You know, I've always wanted to have a go but never got around to it. Thanks for this, its not important enough to put up with THAT!

To be honest, I rather like rough, natural rocks and naturally polished ones from the beach so I'm easily pleased and will leave it at that. ;)
 

lark

We had one when the kids were little ...we used it many many times on rocks they found outside and ones we bought.
It was noisy and we kept ours down in the basement on top of the dryer...but i'll tell you what the day you get to open it and run water over the muddy grit and all there beautiful polished stones emerge looking nothing like the stones you put it in....well it's all worth while...the kids went nuts...they still have all of those stones in their old lunch boxes.
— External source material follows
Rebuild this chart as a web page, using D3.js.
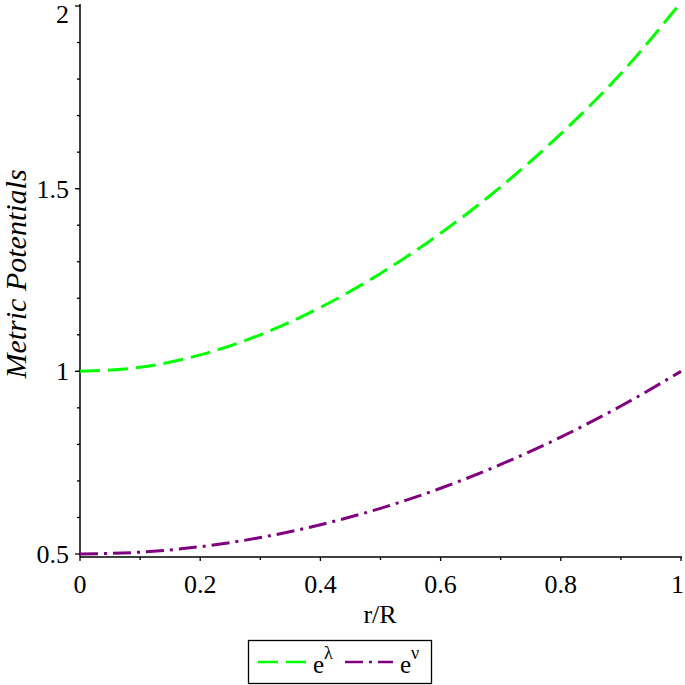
<!DOCTYPE html>
<html lang="en">
<head>
    <meta charset="UTF-8">
    <title>Metric Potentials</title>
    <script src="https://cdnjs.cloudflare.com/ajax/libs/d3/7.8.5/d3.min.js"></script>
    <style>
        body { margin: 0; padding: 0; background: white; }
        svg { display: block; font-family: "Liberation Serif", "Times New Roman", serif; }
    </style>
</head>
<body>
    <div id="chart"></div>
    <script>
        // values
        const radius = [0, 0.1, 0.2, 0.3, 0.4, 0.5, 0.6, 0.7, 0.8, 0.9, 1.0];
        const eLambda = [1.000, 1.011, 1.045, 1.100, 1.175, 1.268, 1.378, 1.505, 1.650, 1.815, 2.010];
        const eNu = [0.500, 0.505, 0.520, 0.545, 0.580, 0.625, 0.680, 0.745, 0.820, 0.905, 1.000];
        const xTicks = [0, 0.2, 0.4, 0.6, 0.8, 1];
        const yTicks = [0.5, 1, 1.5, 2];

        const width = 685, height = 685;

        const svg = d3.select('#chart').append('svg')
            .attr('width', width)
            .attr('height', height);

        const x = d3.scaleLinear().domain([0, 1]).range([80, 681]);
        const y = d3.scaleLinear().domain([0.5, 2]).range([554, 6]);
        const axisY = 557;

        // x axis
        const xAxis = svg.append('g').attr('transform', `translate(0,${axisY})`);
        xAxis.append('line').attr('x1', 80).attr('x2', 682).attr('stroke', 'black').attr('stroke-width', 1.5);
        xAxis.selectAll('.minor').data(d3.range(0.1, 1, 0.2)).enter().append('line')
            .attr('x1', d => x(d)).attr('x2', d => x(d))
            .attr('y1', 0).attr('y2', 3).attr('stroke', 'black').attr('stroke-width', 1.3);
        xAxis.selectAll('.major').data(xTicks).enter().append('line')
            .attr('x1', d => x(d)).attr('x2', d => x(d))
            .attr('y1', 0).attr('y2', 4).attr('stroke', 'black').attr('stroke-width', 1.3);
        // last label is pulled in so it stays inside the page
        xAxis.selectAll('text').data(xTicks).enter().append('text')
            .attr('x', d => d === 1 ? 684 : x(d)).attr('y', 36)
            .attr('text-anchor', d => d === 1 ? 'end' : 'middle').attr('font-size', 26)
            .text(d => d);

        // y axis
        const yAxis = svg.append('g');
        yAxis.append('line').attr('x1', 80).attr('x2', 80).attr('y1', 4).attr('y2', axisY)
            .attr('stroke', 'black').attr('stroke-width', 1.5);
        yAxis.selectAll('.minor').data(d3.range(0.6, 2, 0.1)).enter().append('line')
            .attr('x1', 77).attr('x2', 80)
            .attr('y1', d => y(d)).attr('y2', d => y(d))
            .attr('stroke', 'black').attr('stroke-width', 1.3);
        yAxis.selectAll('.major').data(yTicks).enter().append('line')
            .attr('x1', 75).attr('x2', 80)
            .attr('y1', d => y(d)).attr('y2', d => y(d))
            .attr('stroke', 'black').attr('stroke-width', 1.3);
        yAxis.selectAll('text').data(yTicks).enter().append('text')
            .attr('x', 69).attr('y', d => d === 2 ? 23 : y(d) + 9)
            .attr('text-anchor', 'end').attr('font-size', 26)
            .text(d => d);

        // axis titles
        svg.append('text')
            .attr('x', 380).attr('y', 623)
            .attr('text-anchor', 'middle').attr('font-size', 26)
            .text('r/R');
        svg.append('text')
            .attr('transform', 'translate(26,274) rotate(-90)')
            .attr('text-anchor', 'middle').attr('font-size', 30)
            .attr('font-style', 'italic')
            .text('Metric Potentials');

        // curves
        const line = d3.line().curve(d3.curveMonotoneX);
        svg.append('path')
            .attr('d', line(radius.map((r, i) => [x(r), y(eLambda[i])])))
            .attr('fill', 'none').attr('stroke', '#00ff00').attr('stroke-width', 3)
            .attr('stroke-dasharray', '20,8');
        svg.append('path')
            .attr('d', line(radius.map((r, i) => [x(r), y(eNu[i])])))
            .attr('fill', 'none').attr('stroke', '#800080').attr('stroke-width', 3)
            .attr('stroke-dasharray', '18,6,3,6');

        // legend
        const legend = svg.append('g');
        legend.append('rect')
            .attr('x', 248.5).attr('y', 640.5).attr('width', 183).attr('height', 43)
            .attr('fill', 'white').attr('stroke', 'black').attr('stroke-width', 1.3);
        const items = [
            { color: '#00ff00', dash: '20,8', sym: 'λ', x0: 258 },
            { color: '#800080', dash: '18,6,3,6', sym: 'ν', x0: 345 }
        ];
        items.forEach(it => {
            legend.append('line')
                .attr('x1', it.x0).attr('x2', it.x0 + 48)
                .attr('y1', 662).attr('y2', 662)
                .attr('stroke', it.color).attr('stroke-width', 2.5)
                .attr('stroke-dasharray', it.dash);
            const t = legend.append('text')
                .attr('x', it.x0 + 55).attr('y', 673)
                .attr('font-size', 25);
            t.append('tspan').text('e');
            t.append('tspan').attr('dy', -14).attr('font-size', 18).text(it.sym);
        });
    </script>
</body>
</html>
Horace forgot to mention that you put a special polish in in the last few days of tumbling to get that beautiful polished finish.

It's alot of fun ....Sonic I'd get one and throw a few of those sapphires in it and see how they turn out....you can buy a small tumbler for about $25.
 

morticia monroe

I'm with Lark on the "go for it" side. But I'm going to take the others' advice as well with mine and put it out of earshot.

I went to a quartz mine in AR. Dig all day for $10 and keep all you find. I stayed about 3 hours.
Here's a link to some pics.


http://groups.msn.com/aeclecticstuff/shoebox.msnw?Page=1


So do you mind if I ask if you got your sapphires online?
 

Sonic

morticia monroe said:
So do you mind if I ask if you got your sapphires online?

Those are beautiful! And in response to your question the answer would be yes! And to further expand upon that, I fully expect them not to be "african sapphires". I opened the bag and saw rocks..I was mortified LOLOLOL. Then I read more and more online and thought ok well if I've been swindled there has to be some color behind these things. I washed them all. One has a cornflower blue to it, the rest are dark blue almost black. The cornflower was cleaned a second time and I spent about an hour laying down with it sitting on my 3rd eye that night. I cannot tell you the wild and crazy **** that happened that night. All I know is that it was like some kind of bizarre travel. Something I was not used too and visions I was not used to having. I am still trying to get used to it, small doses though.

So upon Larks suggestion I went hunting around online at the local stores and wouldn't you know it Walmart had one [I'm not about to spend good money on a heavy duty tumbler] for $24. As coincidence would also have [there are none that is] I just got a gift card for the same store. It will arrive at the store in a few weeks and I didn't have to pay anything. So sapphires or not, I have something here! I will take before and after pictures though.